AGSI says will not consider any pay deal with allowance cuts

Government seeks to replace payments to gardaí for working unsocial hours

 Delegates voting on a motion at the Association of Garda Sergeants and Inspectors (AGSI) annual conference in Westport, Co. Mayo. Photograph: Keith Heneghan/Phocus

Delegates voting on a motion at the Association of Garda Sergeants and Inspectors (AGSI) annual conference in Westport, Co. Mayo. Photograph: Keith Heneghan/Phocus

 

Garda sergeants and inspectors have said they could not consider any new pay deal under which any member of the Garda suffered a reduction in allowances.

The Association of Garda Sergeants and Inspectors (AGSI) said it was currently campaigning for a restoration of the cuts to its members’ remuneration since the onset of recession and could only consider proposals that furthered that campaign.

AGSI general secretary John Jacob said he would not tolerate any process under which some allowances would be taken off some members in order to fund the rationalisation of all allowances into more uniform single-shift payments.

“We will be putting a precondition on that process stipulating all members maintain their current rates of income,” he said.
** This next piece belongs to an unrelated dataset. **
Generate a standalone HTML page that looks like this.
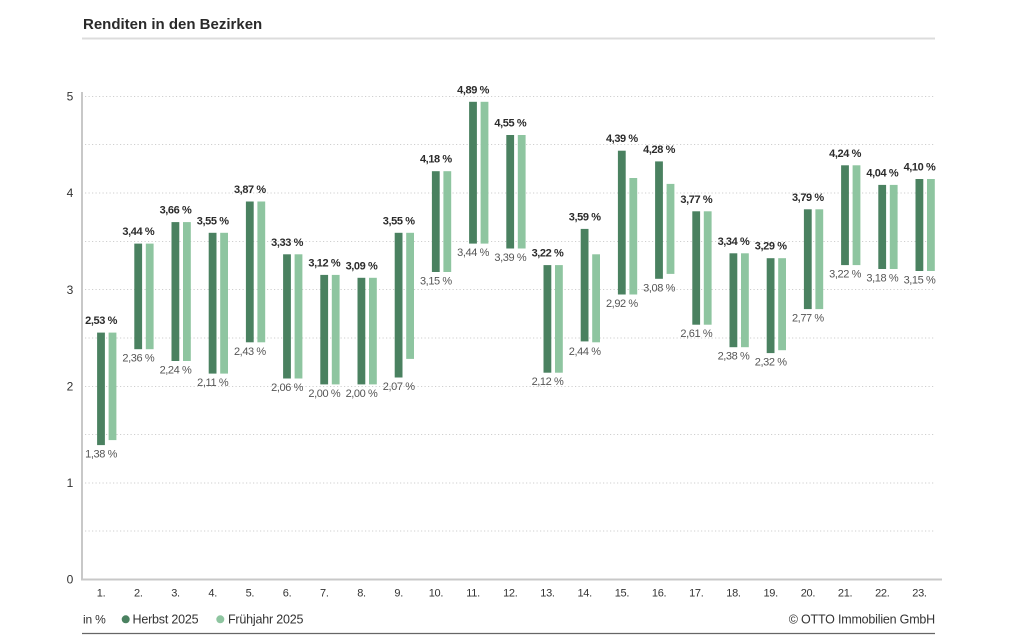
<!DOCTYPE html>
<html><head><meta charset="utf-8"><style>
html,body{margin:0;padding:0;background:#fff;}
svg{display:block;font-family:"Liberation Sans",sans-serif;}
</style></head><body>
<svg width="1024" height="640" viewBox="0 0 1024 640" xmlns="http://www.w3.org/2000/svg">
<rect width="1024" height="640" fill="#fff"/>
<text x="83" y="29" font-size="15" font-weight="bold" fill="#2a2a2a">Renditen in den Bezirken</text>
<line x1="82" y1="38.5" x2="935" y2="38.5" stroke="#dcdcdc" stroke-width="2"/>
<g stroke="#cfcfcf" stroke-width="1" stroke-dasharray="1.2 2.3">
<line x1="85" y1="96.5" x2="935" y2="96.5"/>
<line x1="85" y1="144.5" x2="935" y2="144.5"/>
<line x1="85" y1="193" x2="935" y2="193"/>
<line x1="85" y1="241.5" x2="935" y2="241.5"/>
<line x1="85" y1="289.5" x2="935" y2="289.5"/>
<line x1="85" y1="338" x2="935" y2="338"/>
<line x1="85" y1="386.5" x2="935" y2="386.5"/>
<line x1="85" y1="434.5" x2="935" y2="434.5"/>
<line x1="85" y1="483" x2="935" y2="483"/>
<line x1="85" y1="531" x2="935" y2="531"/>
</g>
<line x1="82" y1="92" x2="82" y2="580" stroke="#c8c8c8" stroke-width="2"/>
<line x1="81" y1="579.5" x2="942" y2="579.5" stroke="#c8c8c8" stroke-width="2"/>
<g font-size="12" fill="#333" text-anchor="middle">
<text x="70" y="100.5">5</text>
<text x="70" y="197">4</text>
<text x="70" y="294">3</text>
<text x="70" y="390.5">2</text>
<text x="70" y="487">1</text>
<text x="70" y="583.5">0</text>
</g>
<g id="bars"></g>
<g font-size="11" fill="#333" text-anchor="middle" letter-spacing="-0.3" id="cats"></g>
<text x="83" y="623.5" font-size="12" fill="#333" letter-spacing="-0.2">in %</text>
<circle cx="125.7" cy="619.3" r="4" fill="#4a8160"/>
<text x="132.5" y="623.5" font-size="12.5" fill="#333" letter-spacing="-0.2">Herbst 2025</text>
<circle cx="220.3" cy="619.3" r="4" fill="#8ec5a0"/>
<text x="228" y="623.5" font-size="12.5" fill="#333" letter-spacing="-0.2">Frühjahr 2025</text>
<text x="935" y="623.5" font-size="12.5" fill="#333" text-anchor="end" letter-spacing="-0.2">© OTTO Immobilien GmbH</text>
<line x1="82" y1="633.5" x2="935" y2="633.5" stroke="#666" stroke-width="1.3"/>
<g id="g1">
<!-- bars generated statically below -->
</g>
<g>
<rect x="97.1" y="332.6" width="7.8" height="112.5" fill="#4a8160"/><rect x="108.6" y="332.6" width="7.8" height="107.5" fill="#8ec5a0"/>
<rect x="134.3" y="243.6" width="7.8" height="105.6" fill="#4a8160"/><rect x="145.8" y="243.6" width="7.8" height="105.6" fill="#8ec5a0"/>
<rect x="171.5" y="222.1" width="7.8" height="138.9" fill="#4a8160"/><rect x="183.0" y="222.1" width="7.8" height="138.9" fill="#8ec5a0"/>
<rect x="208.7" y="232.8" width="7.8" height="140.8" fill="#4a8160"/><rect x="220.2" y="232.8" width="7.8" height="140.8" fill="#8ec5a0"/>
<rect x="245.9" y="201.5" width="7.8" height="140.8" fill="#4a8160"/><rect x="257.4" y="201.5" width="7.8" height="140.8" fill="#8ec5a0"/>
<rect x="283.1" y="254.3" width="7.8" height="124.2" fill="#4a8160"/><rect x="294.6" y="254.3" width="7.8" height="124.2" fill="#8ec5a0"/>
<rect x="320.3" y="274.9" width="7.8" height="109.5" fill="#4a8160"/><rect x="331.8" y="274.9" width="7.8" height="109.5" fill="#8ec5a0"/>
<rect x="357.5" y="277.8" width="7.8" height="106.6" fill="#4a8160"/><rect x="369.0" y="277.8" width="7.8" height="106.6" fill="#8ec5a0"/>
<rect x="394.7" y="232.8" width="7.8" height="144.7" fill="#4a8160"/><rect x="406.2" y="232.8" width="7.8" height="126.1" fill="#8ec5a0"/>
<rect x="431.9" y="171.2" width="7.8" height="100.8" fill="#4a8160"/><rect x="443.4" y="171.2" width="7.8" height="100.8" fill="#8ec5a0"/>
<rect x="469.1" y="101.8" width="7.8" height="141.8" fill="#4a8160"/><rect x="480.6" y="101.8" width="7.8" height="141.8" fill="#8ec5a0"/>
<rect x="506.3" y="135.0" width="7.8" height="113.5" fill="#4a8160"/><rect x="517.8" y="135.0" width="7.8" height="113.5" fill="#8ec5a0"/>
<rect x="543.5" y="265.1" width="7.8" height="107.6" fill="#4a8160"/><rect x="555.0" y="265.1" width="7.8" height="107.6" fill="#8ec5a0"/>
<rect x="580.7" y="228.9" width="7.8" height="112.5" fill="#4a8160"/><rect x="592.2" y="254.3" width="7.8" height="88.0" fill="#8ec5a0"/>
<rect x="617.9" y="150.7" width="7.8" height="143.8" fill="#4a8160"/><rect x="629.4" y="178.0" width="7.8" height="116.5" fill="#8ec5a0"/>
<rect x="655.1" y="161.4" width="7.8" height="117.4" fill="#4a8160"/><rect x="666.6" y="183.9" width="7.8" height="90.0" fill="#8ec5a0"/>
<rect x="692.3" y="211.3" width="7.8" height="113.4" fill="#4a8160"/><rect x="703.8" y="211.3" width="7.8" height="113.4" fill="#8ec5a0"/>
<rect x="729.5" y="253.3" width="7.8" height="93.9" fill="#4a8160"/><rect x="741.0" y="253.3" width="7.8" height="93.9" fill="#8ec5a0"/>
<rect x="766.7" y="258.2" width="7.8" height="94.9" fill="#4a8160"/><rect x="778.2" y="258.2" width="7.8" height="92.0" fill="#8ec5a0"/>
<rect x="803.9" y="209.3" width="7.8" height="99.8" fill="#4a8160"/><rect x="815.4" y="209.3" width="7.8" height="99.8" fill="#8ec5a0"/>
<rect x="841.1" y="165.3" width="7.8" height="99.8" fill="#4a8160"/><rect x="852.6" y="165.3" width="7.8" height="99.8" fill="#8ec5a0"/>
<rect x="878.3" y="184.9" width="7.8" height="84.1" fill="#4a8160"/><rect x="889.8" y="184.9" width="7.8" height="84.1" fill="#8ec5a0"/>
<rect x="915.5" y="179.0" width="7.8" height="92.0" fill="#4a8160"/><rect x="927.0" y="179.0" width="7.8" height="92.0" fill="#8ec5a0"/>
</g>
<g font-size="11" font-weight="bold" fill="#2b2b2b" text-anchor="middle" letter-spacing="-0.4">
<text x="101.1" y="324.1">2,53 %</text>
<text x="138.3" y="235.1">3,44 %</text>
<text x="175.5" y="213.6">3,66 %</text>
<text x="212.7" y="224.3">3,55 %</text>
<text x="249.9" y="193.0">3,87 %</text>
<text x="287.1" y="245.8">3,33 %</text>
<text x="324.3" y="266.4">3,12 %</text>
<text x="361.5" y="269.3">3,09 %</text>
<text x="398.7" y="224.3">3,55 %</text>
<text x="435.9" y="162.7">4,18 %</text>
<text x="473.1" y="93.3">4,89 %</text>
<text x="510.3" y="126.5">4,55 %</text>
<text x="547.5" y="256.6">3,22 %</text>
<text x="584.7" y="220.4">3,59 %</text>
<text x="621.9" y="142.2">4,39 %</text>
<text x="659.1" y="152.9">4,28 %</text>
<text x="696.3" y="202.8">3,77 %</text>
<text x="733.5" y="244.8">3,34 %</text>
<text x="770.7" y="249.7">3,29 %</text>
<text x="807.9" y="200.8">3,79 %</text>
<text x="845.1" y="156.8">4,24 %</text>
<text x="882.3" y="176.4">4,04 %</text>
<text x="919.5" y="170.5">4,10 %</text>
</g>
<g font-size="11" fill="#555" text-anchor="middle" letter-spacing="-0.4">
<text x="101.1" y="457.6">1,38 %</text>
<text x="138.3" y="361.7">2,36 %</text>
<text x="175.5" y="373.5">2,24 %</text>
<text x="212.7" y="386.1">2,11 %</text>
<text x="249.9" y="354.8">2,43 %</text>
<text x="287.1" y="391.0">2,06 %</text>
<text x="324.3" y="396.9">2,00 %</text>
<text x="361.5" y="396.9">2,00 %</text>
<text x="398.7" y="390.0">2,07 %</text>
<text x="435.9" y="284.5">3,15 %</text>
<text x="473.1" y="256.1">3,44 %</text>
<text x="510.3" y="261.0">3,39 %</text>
<text x="547.5" y="385.2">2,12 %</text>
<text x="584.7" y="354.8">2,44 %</text>
<text x="621.9" y="307.0">2,92 %</text>
<text x="659.1" y="291.3">3,08 %</text>
<text x="696.3" y="337.2">2,61 %</text>
<text x="733.5" y="359.7">2,38 %</text>
<text x="770.7" y="365.6">2,32 %</text>
<text x="807.9" y="321.6">2,77 %</text>
<text x="845.1" y="277.6">3,22 %</text>
<text x="882.3" y="281.5">3,18 %</text>
<text x="919.5" y="283.5">3,15 %</text>
</g>
<g font-size="11" fill="#333" text-anchor="middle" letter-spacing="-0.3">
<text x="101.1" y="596.5">1.</text>
<text x="138.3" y="596.5">2.</text>
<text x="175.5" y="596.5">3.</text>
<text x="212.7" y="596.5">4.</text>
<text x="249.9" y="596.5">5.</text>
<text x="287.1" y="596.5">6.</text>
<text x="324.3" y="596.5">7.</text>
<text x="361.5" y="596.5">8.</text>
<text x="398.7" y="596.5">9.</text>
<text x="435.9" y="596.5">10.</text>
<text x="473.1" y="596.5">11.</text>
<text x="510.3" y="596.5">12.</text>
<text x="547.5" y="596.5">13.</text>
<text x="584.7" y="596.5">14.</text>
<text x="621.9" y="596.5">15.</text>
<text x="659.1" y="596.5">16.</text>
<text x="696.3" y="596.5">17.</text>
<text x="733.5" y="596.5">18.</text>
<text x="770.7" y="596.5">19.</text>
<text x="807.9" y="596.5">20.</text>
<text x="845.1" y="596.5">21.</text>
<text x="882.3" y="596.5">22.</text>
<text x="919.5" y="596.5">23.</text>
</g>
</svg>
</body></html>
“If people are in receipt of unsocial hours [allowances] right now, they would receive a shift payment under the new proposals. But in order to pay Garda members that new shift payment, we would not tolerate them taking money off those in receipt of allowances for being instructors or detectives.”

Current level

Mr Jacob added: “It can’t be a matter of taking that sum of money and saying, ‘we’re going to give you more because you’re doing the heavy lifting and working nights and we’re going to give the other person less because you’re a detective’. The current payment level has to be maintained.”

His comments followed a report in The Irish Times on Tuesday that the Department of Justice, following consultation with senior Garda management, was readying for significant reforms in how members of the force would be paid.

The proposals, aimed at creating more flexible rosters and reducing overtime expenditure, would see an end to allowances paid to gardaí for working weekends and other unsocial hours. These account for about 60 per cent of the annual allowances bill of €194 million. Instead, a rationalised “shift” payment would be devised.

Pay review

The measures are in the Government’s submission to a review of Garda pay, which was one of the measures in the Haddington Road agreement and is being conducted under Ray McGee, formerly of the Labour Relations Commission.

At its annual conference in Westport, Co Mayo, the AGSI has been advocating with some militancy for a restoration of the remuneration cuts since 2008 and is considering strike action, even though Garda members are barred by law from striking.

Mr Jacob said the review had been “long-fingered and delayed” and the precondition that its outcome should be cost-neutral had resulted in the AGSI losing confidence in it.

He called on the McGee process to be “reset” by removing the Government’s precondition that it must be cost-neutral and with the Government accepting the AGSI’s insistence that none of its members lose any part of the remuneration they were not receiving.